Il est certain que la servitude ne peut pas exister lorsque les deux fonds sont la propriété de la même personne, parce qu’on ne peut pas se devoir une servitude à soi-même nulli enim res sua servit (D. 8.2.26, Paul). Aussi, il est entendu qu’une servitude existante s’éteint par confusion lorsque la propriété des fonds servant et dominant se trouve réunie. Le Code civil parle d’une réunion des deux fonds « dans la même main » (art. 705).
Lorsque l’un des deux propriétaires a également l’usufruit du fonds, soit servant, soit dominant, la réponse est que la servitude existe toujours, entre le plein propriétaire et le nu-propriétaire ; quoique l’usufruitier puisse n’avoir pas à exercer la servitude, il la conserve pour le nu-propriétaire : fructuarius, licet suo nomine (D. 8.6.21 : Paul, Sentences, 5). Le cas était ainsi résolu en droit romain, selon ce qu’en avait décidé Paul : ususfructus in alterutris praediis adquiritus non interrunipit servitutem (D. 8.30.1 : Paul, ad Sabinum, 15).

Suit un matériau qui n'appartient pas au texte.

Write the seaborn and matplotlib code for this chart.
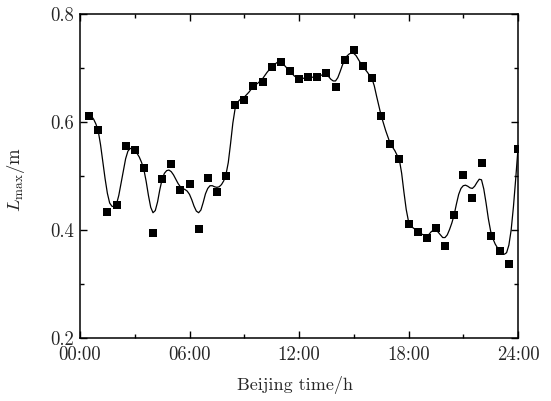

La solution est cohérente puisque entre un nu-propriétaire et un usufruitier le droit romain décidait encore que c’était le premier qui supportait la charge de la servitude (D. 8.2.1.1). La servitude existe en quelque sorte seulement pour partie, c’est-à-dire seulement pour la nue-propriété. Zénati, sur ce cas, écrit que « la situation n’est pas incompatible avec la survie de la servitude, car la dualité de fonds et de propriétaire perdure. Bien qu’inutilisée par l’usufruitier, la servitude demeure et pourra de nouveau être exercée par le propriétaire du fonds dominant après l’extinction de l’usufruit » (Frédéric Zénati, Extinction des servitudes par confusion, in RTD Civ. 1997, p. 460).
Par conséquent le cessionnaire de la nue-propriété peut fort bien constituer une servitude.
Précisons que dans le cas inverse d’un propriétaire qui aurait également la nue-propriété de l’autre fonds, soit servant, soit dominant, l’usufruit étant réservé à un tiers, la servitude s’éteindrait. La Cour de cassation, dans une décision en date du 17 avril 1996 a décidé au contraire qu’il n’y aurait pas confusion et que la servitude perdurait en quelque sorte entre les deux usufruitiers au motif que « l’extinction des servitudes par confusion impose la réunion dans la même main de la pleine propriété des deux fonds ». La mention de la pleine propriété est un ajout qui n’est pas dans la loi. Zénati critique avec raison cette décision et sans souscrire à sa théorie de l’obligation il faut dire avec lui qu’en effet l’usufruitier n’est pas un propriétaire et qu’à cet égard la théorie du démembrement est trompeuse.